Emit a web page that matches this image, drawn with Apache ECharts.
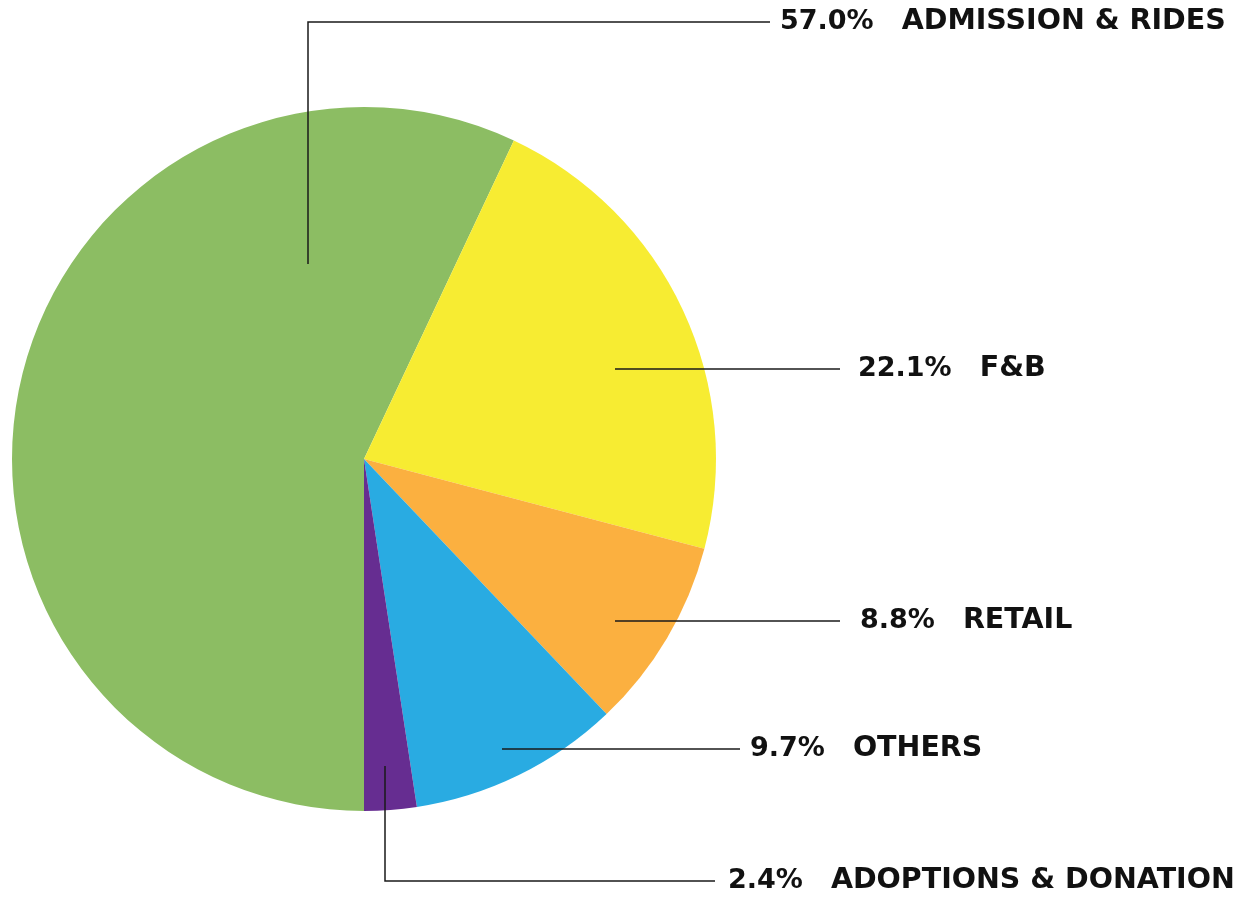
<!DOCTYPE html>
<html>
<head>
<meta charset="utf-8">
<script src="https://cdn.jsdelivr.net/npm/echarts@6/dist/echarts.min.js"></script>
<style>
  html, body { margin: 0; padding: 0; background: #fff; }
  #chart { width: 1252px; height: 901px; }
</style>
</head>
<body>
<div id="chart"></div>
<script>
// data
var categories = ['ADMISSION & RIDES', 'F&B', 'RETAIL', 'OTHERS', 'ADOPTIONS & DONATION'];
var shares = [57.0, 22.1, 8.8, 9.7, 2.4];
var colors = ['#8cbd63', '#f7ec32', '#fbb040', '#29abe2', '#662d91'];

// label placement (start of leader line, bend point, end of line, text x)
var leaders = [
    { from: [308, 264], bend: [308, 22], to: [770, 22], textX: 780 },
    { from: [615, 369], bend: [615, 369], to: [840, 369], textX: 858 },
    { from: [615, 621], bend: [615, 621], to: [840, 621], textX: 860 },
    { from: [502, 749], bend: [502, 749], to: [740, 749], textX: 750 },
    { from: [385, 766], bend: [385, 881], to: [715, 881], textX: 728 }
];

var chart = echarts.init(document.getElementById('chart'));

var pieData = categories.map(function (name, i) {
    return { name: name, value: shares[i], itemStyle: { color: colors[i] } };
});

var base = {
    type: 'pie',
    center: [364, 459],
    radius: 352,
    startAngle: -90,
    clockwise: true,
    avoidLabelOverlap: false,
    silent: true
};

var option = {
    animation: false,
    series: [
        // the coloured slices
        Object.assign({}, base, {
            z: 1,
            data: pieData,
            itemStyle: { borderWidth: 0 },
            label: { show: false },
            labelLine: { show: false }
        }),
        // same pie, transparent, only to draw labels + leader lines on top
        Object.assign({}, base, {
            z: 5,
            data: categories.map(function (name, i) {
                return { name: name, value: shares[i] };
            }),
            itemStyle: { color: 'rgba(0,0,0,0)', borderWidth: 0 },
            label: {
                show: true,
                position: 'outside',
                formatter: function (p) {
                    return '{p|' + p.value.toFixed(1) + '%}{n|' + p.name + '}';
                },
                rich: {
                    p: {
                        fontFamily: 'DejaVu Sans',
                        fontWeight: 'bold',
                        fontSize: 27,
                        color: '#111',
                        padding: [0, 28, 0, 0]
                    },
                    n: {
                        fontFamily: 'DejaVu Sans',
                        fontWeight: 'bold',
                        fontSize: 28.5,
                        color: '#111'
                    }
                }
            },
            labelLine: {
                show: true,
                lineStyle: { color: '#1a1a1a', width: 1.5 }
            },
            labelLayout: function (params) {
                var l = leaders[params.dataIndex];
                return {
                    x: l.textX,
                    y: l.to[1],
                    align: 'left',
                    verticalAlign: 'middle',
                    labelLinePoints: [l.from, l.bend, l.to]
                };
            }
        })
    ]
};

chart.setOption(option);
</script>
</body>
</html>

YOUR TASK: From the listing, extract all text exactly as given and drop any picture.

TASK RESPONSE:
Emit a web page that matches this image, drawn with Apache ECharts.
<!DOCTYPE html>
<html>
<head>
<meta charset="utf-8">
<script src="https://cdn.jsdelivr.net/npm/echarts@6/dist/echarts.min.js"></script>
<style>
  html, body { margin: 0; padding: 0; background: #fff; }
  #chart { width: 1252px; height: 901px; }
</style>
</head>
<body>
<div id="chart"></div>
<script>
// data
var categories = ['ADMISSION & RIDES', 'F&B', 'RETAIL', 'OTHERS', 'ADOPTIONS & DONATION'];
var shares = [57.0, 22.1, 8.8, 9.7, 2.4];
var colors = ['#8cbd63', '#f7ec32', '#fbb040', '#29abe2', '#662d91'];

// label placement (start of leader line, bend point, end of line, text x)
var leaders = [
    { from: [308, 264], bend: [308, 22], to: [770, 22], textX: 780 },
    { from: [615, 369], bend: [615, 369], to: [840, 369], textX: 858 },
    { from: [615, 621], bend: [615, 621], to: [840, 621], textX: 860 },
    { from: [502, 749], bend: [502, 749], to: [740, 749], textX: 750 },
    { from: [385, 766], bend: [385, 881], to: [715, 881], textX: 728 }
];

var chart = echarts.init(document.getElementById('chart'));

var pieData = categories.map(function (name, i) {
    return { name: name, value: shares[i], itemStyle: { color: colors[i] } };
});

var base = {
    type: 'pie',
    center: [364, 459],
    radius: 352,
    startAngle: -90,
    clockwise: true,
    avoidLabelOverlap: false,
    silent: true
};

var option = {
    animation: false,
    series: [
        // the coloured slices
        Object.assign({}, base, {
            z: 1,
            data: pieData,
            itemStyle: { borderWidth: 0 },
            label: { show: false },
            labelLine: { show: false }
        }),
        // same pie, transparent, only to draw labels + leader lines on top
        Object.assign({}, base, {
            z: 5,
            data: categories.map(function (name, i) {
                return { name: name, value: shares[i] };
            }),
            itemStyle: { color: 'rgba(0,0,0,0)', borderWidth: 0 },
            label: {
                show: true,
                position: 'outside',
                formatter: function (p) {
                    return '{p|' + p.value.toFixed(1) + '%}{n|' + p.name + '}';
                },
                rich: {
                    p: {
                        fontFamily: 'DejaVu Sans',
                        fontWeight: 'bold',
                        fontSize: 27,
                        color: '#111',
                        padding: [0, 28, 0, 0]
                    },
                    n: {
                        fontFamily: 'DejaVu Sans',
                        fontWeight: 'bold',
                        fontSize: 28.5,
                        color: '#111'
                    }
                }
            },
            labelLine: {
                show: true,
                lineStyle: { color: '#1a1a1a', width: 1.5 }
            },
            labelLayout: function (params) {
                var l = leaders[params.dataIndex];
                return {
                    x: l.textX,
                    y: l.to[1],
                    align: 'left',
                    verticalAlign: 'middle',
                    labelLinePoints: [l.from, l.bend, l.to]
                };
            }
        })
    ]
};

chart.setOption(option);
</script>
</body>
</html>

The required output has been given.